Morphology induced symmetrical supercapacitive performance of the 3D interconnected Ni(OH)2 framework

The rational design of electrode materials for energy storage applications is a key element of resolving the energy crisis. Herein, nickel hydroxide (NHO) nanostructures with different morphologies, such as platelet (Platelets-NHO), three-dimensional flower (3DF-NHO), and flake-like (Flakes-NHO) morphologies, were synthesized using different solvents inside the hydrothermal reactor during the reaction process.
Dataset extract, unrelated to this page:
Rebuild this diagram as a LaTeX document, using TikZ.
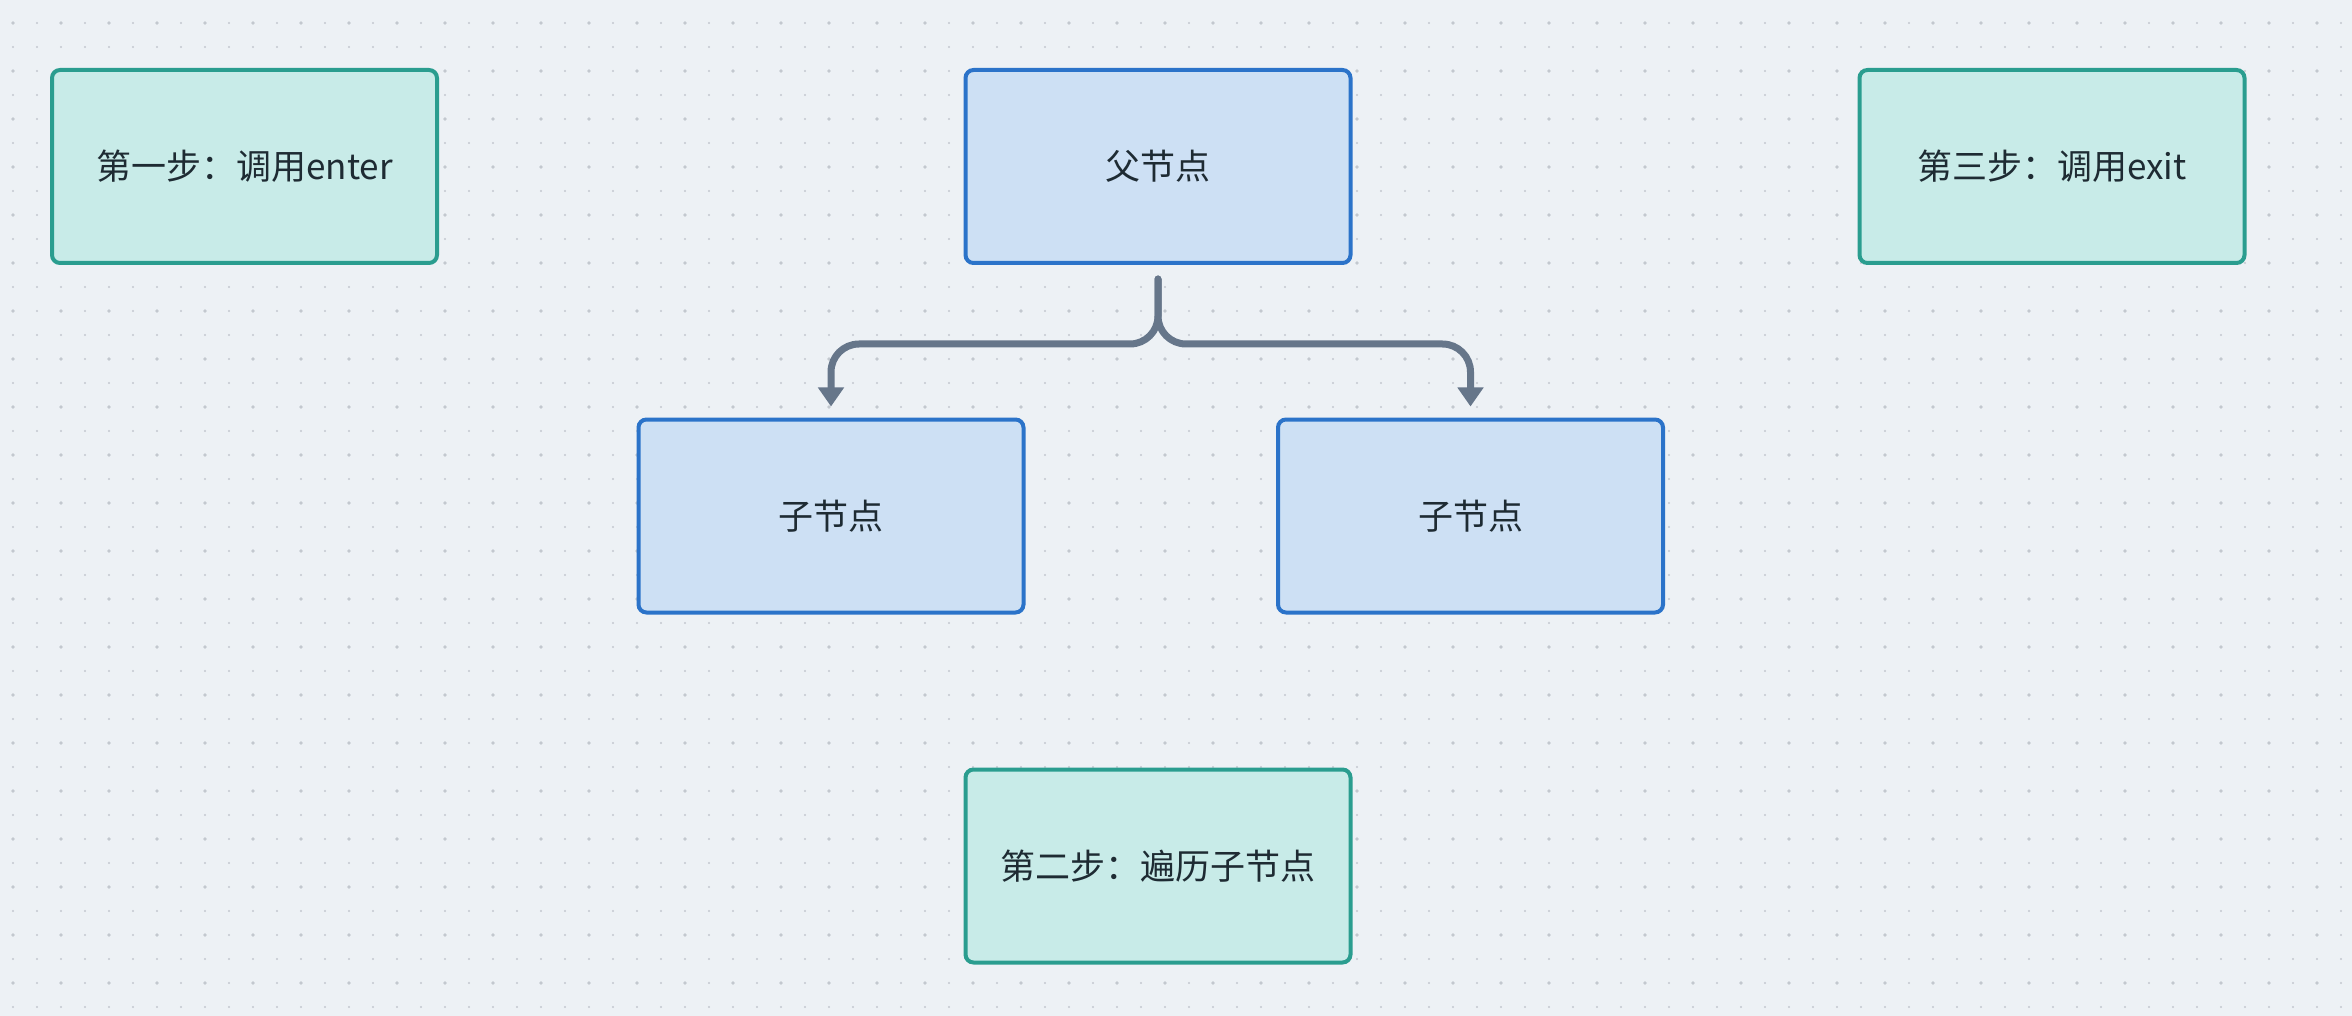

The fabricated electrode materials of the NHO nanostructure were further characterized using different types of microscopic and spectroscopic techniques, and their electrochemical performance was further studied in a three-electrode assembly cell to explore the morphological effect on the supercapacitive performance. The 3DF-NHO displayed a significantly enhanced capacitance value (1112.5 F g−1) than Platelets-NHO (820.0 F g−1) and Flakes-NHO (850.0 F g−1) at the same current load (1 A g−1). The electrochemical supercapacitive performance of 3DF-NHO, Platelet-NHO, and Flakes-NHO revealed that the morphology played an important role in enhancing the electrode chemical performance of the electrode material. The symmetric assembly cell of 3DF-NHO was also assembled, and cyclic voltammetry (CV), galvanostatic charge-discharge (GCD), and cyclic stability tests were recorded, revealing excellent performance for potential applications in the field of energy storage devices. Among the materials, the excellent performance of 3DF-NHO is credited to the three-dimensional structures and interconnected petals, which provide a better surface and suitable space for the electrolytes during the electrochemical reaction. These results suggest that the rational design of the electrode material using an appropriate solvent could help to fabricate a large number of different morphologies of NHO, which may be a potential candidate for energy storage electrode materials.